I've been writing this post in my head all week and was going to post it to
In Another Place, my other blog, but it seems a good way to get started at Classroom 2.0. Twice this past week, I heard two different people make essentially the same statement: the rise in the use of calculators has contributed to the deterioration of math skills in students. Because they can just punch in the numbers, they reason, they aren't really learning to do math.
I understand what they are saying, I guess, but I just don't buy it. Let's take learning to add as an example. There are two parts here: the concept of addition and the calculation of addition. The calculator doesn't replace the first part. You need a basic conceptual understanding that when you have three apple and someone gives you four apples, you are going to have to use addition to figure out how many apples you have.

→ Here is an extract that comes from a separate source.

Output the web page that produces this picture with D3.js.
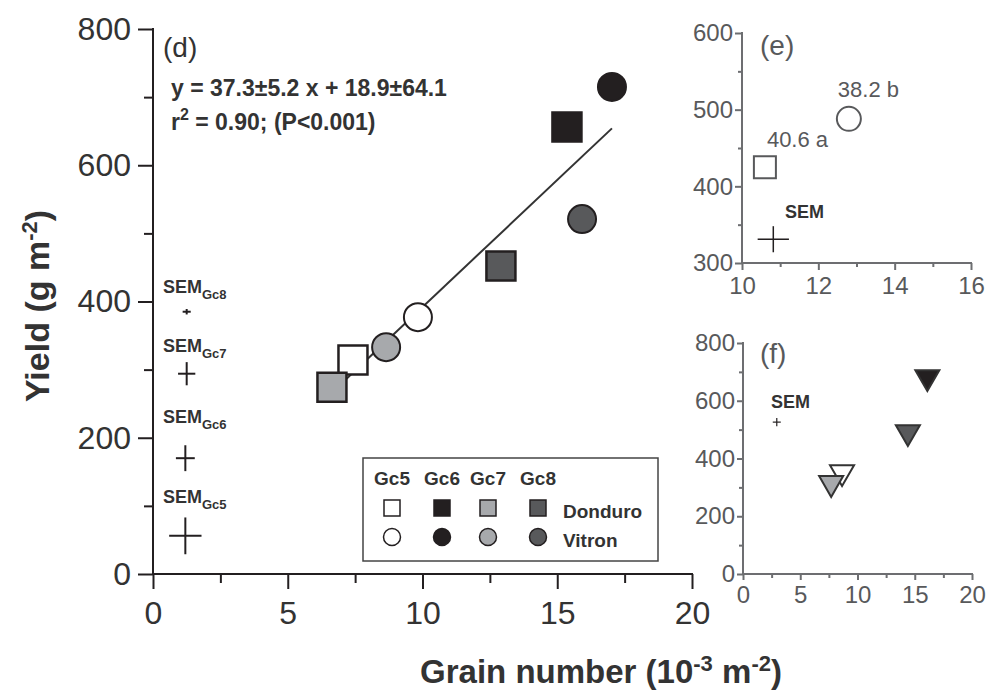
<!DOCTYPE html>
<html>
<head>
<meta charset="utf-8">
<script src="https://cdn.jsdelivr.net/npm/d3@7"></script>
<style>
body { margin: 0; background: #fff; }
svg { display: block; font-family: "Liberation Sans", Arial, sans-serif; }
</style>
</head>
<body>
<div id="grafico"></div>
<script>
// --- datos ---
const groups = ["Gc5", "Gc6", "Gc7", "Gc8"];
const cultivars = ["Donduro", "Vitron"];
const donduroGrain = [7.42, 15.36, 6.64, 12.91];
const donduroYield = [314, 656, 274, 452];
const vitronGrain = [9.83, 17.03, 8.65, 15.92];
const vitronYield = [377, 715, 333, 521];
const fitSlope = 37.3;
const fitIntercept = 18.9;
const eqText = "y = 37.3\u00b15.2 x + 18.9\u00b164.1";
const r2Text = " = 0.90; (P<0.001)";

// SEM por grupo (panel d)
const semGroups = ["Gc8", "Gc7", "Gc6", "Gc5"];
const semX = [1.25, 1.25, 1.2, 1.2];
const semY = [385, 294, 170, 56];
const semXerr = [0.15, 0.32, 0.35, 0.6];
const semYerr = [4, 17, 19, 27];
const semLabelX = [0.37, 0.37, 0.37, 0.37];
const semLabelY = [412, 326, 222, 104];

// panel e
const eGrain = [10.6, 12.8];
const eYield = [425, 488];
const eLabels = ["40.6 a", "38.2 b"];
const eSem = { x: 10.82, y: 331, xerr: 0.41, yerr: 17 };

// panel f (Gc5..Gc8)
const fGrain = [8.65, 16.1, 7.7, 14.4];
const fYield = [353, 682, 315, 491];
const fSem = { x: 2.95, y: 526, xerr: 0.35, yerr: 14 };

// ticks
const dYTicks = [0, 200, 400, 600, 800];
const dYMinor = [100, 300, 500, 700];
const dXTicks = [0, 5, 10, 15, 20];
const dXMinor = [2.5, 7.5, 12.5, 17.5];
const eYTicks = [300, 400, 500, 600];
const eYMinor = [350, 450, 550];
const eXTicks = [10, 12, 14, 16];
const eXMinor = [11, 13, 15];
const fYTicks = [0, 200, 400, 600, 800];
const fYMinor = [100, 300, 500, 700];
const fXTicks = [0, 5, 10, 15, 20];
const fXMinor = [2.5, 7.5, 12.5, 17.5];

// --- estilos ---
const groupFill = ["#ffffff", "#231f20", "#a7a9ac", "#58595b"];
const ink = "#231f20";
const grey = "#6d6e71";

const width = 989, height = 691;

const svg = d3.select("#grafico").append("svg")
  .attr("width", width).attr("height", height);

function axisStyle(g, color, fs, tcolor) {
  g.selectAll("path,line").attr("stroke", color).attr("stroke-width", 2);
  g.selectAll("text").attr("font-size", fs).attr("fill", tcolor)
    .attr("font-family", "Liberation Sans, Arial, sans-serif");
}

function drawAxes(xs, ys, o) {
  const fmt = d3.format("d");
  const gx = svg.append("g").attr("transform", `translate(0,${ys.range()[0]})`)
    .call(d3.axisBottom(xs).tickValues(o.xt).tickSize(o.major).tickSizeOuter(0)
      .tickPadding(o.xpad).tickFormat(fmt));
  svg.append("g").attr("transform", `translate(0,${ys.range()[0]})`)
    .call(d3.axisBottom(xs).tickValues(o.xm).tickSize(o.minor).tickSizeOuter(0).tickFormat(""))
    .call(g => g.select(".domain").remove())
    .call(g => axisStyle(g, o.color, o.fs, o.tcolor));
  const gy = svg.append("g").attr("transform", `translate(${xs.range()[0]},0)`)
    .call(d3.axisLeft(ys).tickValues(o.yt).tickSize(o.major).tickSizeOuter(0)
      .tickPadding(o.ypad).tickFormat(fmt));
  svg.append("g").attr("transform", `translate(${xs.range()[0]},0)`)
    .call(d3.axisLeft(ys).tickValues(o.ym).tickSize(o.minor).tickSizeOuter(0).tickFormat(""))
    .call(g => g.select(".domain").remove())
    .call(g => axisStyle(g, o.color, o.fs, o.tcolor));
  axisStyle(gx, o.color, o.fs, o.tcolor);
  axisStyle(gy, o.color, o.fs, o.tcolor);
  gx.select(".domain").attr("d", `M${xs.range()[0] - 1},0H${xs.range()[1] + 1}`);
  gy.select(".domain").attr("d", `M0,${ys.range()[0] + 1}V${ys.range()[1] - 1}`);
}

function cross(xs, ys, c, w) {
  const g = svg.append("g").attr("stroke", ink).attr("stroke-width", w);
  g.append("line").attr("x1", xs(c.x - c.xerr)).attr("x2", xs(c.x + c.xerr))
    .attr("y1", ys(c.y)).attr("y2", ys(c.y));
  g.append("line").attr("x1", xs(c.x)).attr("x2", xs(c.x))
    .attr("y1", ys(c.y - c.yerr)).attr("y2", ys(c.y + c.yerr));
}

// ================= panel (d) =================
const x = d3.scaleLinear().domain([0, 20]).range([153, 692]);
const y = d3.scaleLinear().domain([0, 800]).range([574, 29]);

drawAxes(x, y, { xt: dXTicks, xm: dXMinor, yt: dYTicks, ym: dYMinor,
  major: 15, minor: 9, xpad: 12, ypad: 7, color: ink, fs: 32, tcolor: "#333" });

// recta de regresion
const allGrain = donduroGrain.concat(vitronGrain);
const xr = d3.extent(allGrain);
svg.append("line")
  .attr("x1", x(xr[0])).attr("y1", y(fitSlope * xr[0] + fitIntercept))
  .attr("x2", x(xr[1])).attr("y2", y(fitSlope * xr[1] + fitIntercept))
  .attr("stroke", "#333").attr("stroke-width", 2);

const sq = d3.symbol().type(d3.symbolSquare).size(29 * 29);
const ci = d3.symbol().type(d3.symbolCircle).size(Math.PI * 14 * 14);
const drawOrder = [0, 1, 3, 2];

drawOrder.forEach(i => {
  svg.append("path").attr("d", ci())
    .attr("transform", `translate(${x(vitronGrain[i])},${y(vitronYield[i])})`)
    .attr("fill", groupFill[i]).attr("stroke", ink).attr("stroke-width", 2);
});
drawOrder.forEach(i => {
  svg.append("path").attr("d", sq())
    .attr("transform", `translate(${x(donduroGrain[i])},${y(donduroYield[i])})`)
    .attr("fill", groupFill[i]).attr("stroke", ink).attr("stroke-width", 2.5);
});

// SEM cruces
semGroups.forEach((gname, i) => {
  cross(x, y, { x: semX[i], y: semY[i], xerr: semXerr[i], yerr: semYerr[i] }, 2);
  const t = svg.append("text").attr("x", x(semLabelX[i])).attr("y", y(semLabelY[i]))
    .attr("font-weight", "bold").attr("font-size", 18).attr("fill", "#333");
  t.append("tspan").text("SEM");
  t.append("tspan").attr("dy", 6).attr("font-size", 13).text(gname);
});

// textos
svg.append("text").attr("x", 163).attr("y", 57).attr("font-size", 28).attr("fill", "#333").text("(d)");
svg.append("text").attr("x", 171).attr("y", 96).attr("font-size", 23).attr("font-weight", "bold")
  .attr("fill", "#333").text(eqText);
const r2 = svg.append("text").attr("x", 171).attr("y", 130).attr("font-size", 23)
  .attr("font-weight", "bold").attr("fill", "#333");
r2.append("tspan").text("r");
r2.append("tspan").attr("dy", -10).attr("font-size", 16).text("2");
r2.append("tspan").attr("dy", 10).text(r2Text);

// titulos de ejes
const xt = svg.append("text").attr("x", 601).attr("y", 683).attr("text-anchor", "middle")
  .attr("font-size", 33).attr("font-weight", "bold").attr("fill", "#333");
xt.append("tspan").text("Grain number (10");
xt.append("tspan").attr("dy", -12).attr("font-size", 22).text("-3");
xt.append("tspan").attr("dy", 12).text(" m");
xt.append("tspan").attr("dy", -12).attr("font-size", 22).text("-2");
xt.append("tspan").attr("dy", 12).text(")");

const yt = svg.append("text").attr("transform", "translate(49,306) rotate(-90)")
  .attr("text-anchor", "middle").attr("font-size", 34).attr("font-weight", "bold").attr("fill", "#333");
yt.append("tspan").text("Yield (g m");
yt.append("tspan").attr("dy", -12).attr("font-size", 22).text("-2");
yt.append("tspan").attr("dy", 12).text(")");

// leyenda
const leg = svg.append("g").attr("transform", "translate(363,458)");
leg.append("rect").attr("width", 295).attr("height", 103)
  .attr("fill", "#fff").attr("stroke", "#444").attr("stroke-width", 1.5);
const legX = [29, 79, 125, 175];
groups.forEach((gname, i) => {
  leg.append("text").attr("x", legX[i]).attr("y", 27).attr("text-anchor", "middle")
    .attr("font-size", 19).attr("font-weight", "bold").attr("fill", "#333").text(gname);
  leg.append("path").attr("d", d3.symbol().type(d3.symbolSquare).size(16 * 16)())
    .attr("transform", `translate(${legX[i]},50)`)
    .attr("fill", groupFill[i]).attr("stroke", ink).attr("stroke-width", 1.5);
  leg.append("path").attr("d", d3.symbol().type(d3.symbolCircle).size(Math.PI * 8.5 * 8.5)())
    .attr("transform", `translate(${legX[i]},79)`)
    .attr("fill", groupFill[i]).attr("stroke", ink).attr("stroke-width", 1.5);
});
cultivars.forEach((c, i) => {
  leg.append("text").attr("x", 200).attr("y", 60 + i * 29)
    .attr("font-size", 19).attr("font-weight", "bold").attr("fill", "#333").text(c);
});

// ================= panel (e) =================
const xe = d3.scaleLinear().domain([10, 16]).range([742, 971]);
const ye = d3.scaleLinear().domain([300, 600]).range([263, 33]);
drawAxes(xe, ye, { xt: eXTicks, xm: eXMinor, yt: eYTicks, ym: eYMinor,
  major: 7, minor: 4, xpad: 7, ypad: 2, color: grey, fs: 24, tcolor: "#58595b" });

svg.append("path").attr("d", d3.symbol().type(d3.symbolSquare).size(22 * 22)())
  .attr("transform", `translate(${xe(eGrain[0])},${ye(eYield[0])})`)
  .attr("fill", "#fff").attr("stroke", "#58595b").attr("stroke-width", 2);
svg.append("path").attr("d", d3.symbol().type(d3.symbolCircle).size(Math.PI * 12 * 12)())
  .attr("transform", `translate(${xe(eGrain[1])},${ye(eYield[1])})`)
  .attr("fill", "#fff").attr("stroke", "#58595b").attr("stroke-width", 2);
const eLabOff = [[2, -20], [-11, -22]];
eLabels.forEach((t, i) => {
  svg.append("text").attr("x", xe(eGrain[i]) + eLabOff[i][0]).attr("y", ye(eYield[i]) + eLabOff[i][1])
    .attr("font-size", 22).attr("fill", "#58595b").text(t);
});
cross(xe, ye, eSem, 1.5);
svg.append("text").attr("x", 785).attr("y", 218).attr("font-size", 18).attr("font-weight", "bold")
  .attr("fill", "#333").text("SEM");
svg.append("text").attr("x", 760).attr("y", 55).attr("font-size", 28).attr("fill", "#58595b").text("(e)");

// ================= panel (f) =================
const xf = d3.scaleLinear().domain([0, 20]).range([743, 972]);
const yf = d3.scaleLinear().domain([0, 800]).range([574, 343]);
drawAxes(xf, yf, { xt: fXTicks, xm: fXMinor, yt: fYTicks, ym: fYMinor,
  major: 6, minor: 4, xpad: 6, ypad: 2, color: grey, fs: 24, tcolor: "#58595b" });

const tri = d3.symbol().type(d3.symbolTriangle).size(250);
[0, 1, 3, 2].forEach(i => {
  svg.append("path").attr("d", tri())
    .attr("transform", `translate(${xf(fGrain[i])},${yf(fYield[i])}) rotate(180)`)
    .attr("fill", groupFill[i]).attr("stroke", "#333").attr("stroke-width", 2);
});
cross(xf, yf, fSem, 1.2);
svg.append("text").attr("x", 771).attr("y", 408).attr("font-size", 18).attr("font-weight", "bold")
  .attr("fill", "#333").text("SEM");
svg.append("text").attr("x", 760).attr("y", 363).attr("font-size", 28).attr("fill", "#58595b").text("(f)");
</script>
</body>
</html>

Assuming I've got that understanding, does it really matter what technology I use for the calculation part?
I don't think so. We learned to do addition the way we did because calculators were not ubiquitous. OK, OK, I can hear you saying, "But are calculators ubiquitous?" They certainly could be without too much trouble.
Here's my essential question: Are we far enough into the 21st century that we can completely abandon teaching students the old calculation method. Because I am bi-lingual with calculation, I can use a calculator OR use a pencil. I know how to carry the one. But, I remember when I couldn't do it and it was really frustrating. Long division was even worse. I understood the concept, grasped it pretty quickly in fact; I struggled with the calculation part, and even now, I'm not completely confident in my skills, so I will choose the calculator as the calculation tool.
I am definitely interested in what others think about this. Please comment or post your own entry. And, I'm wondering what other things we've always taught that we should be thinking about leaving behind (handwriting leaps to my mind).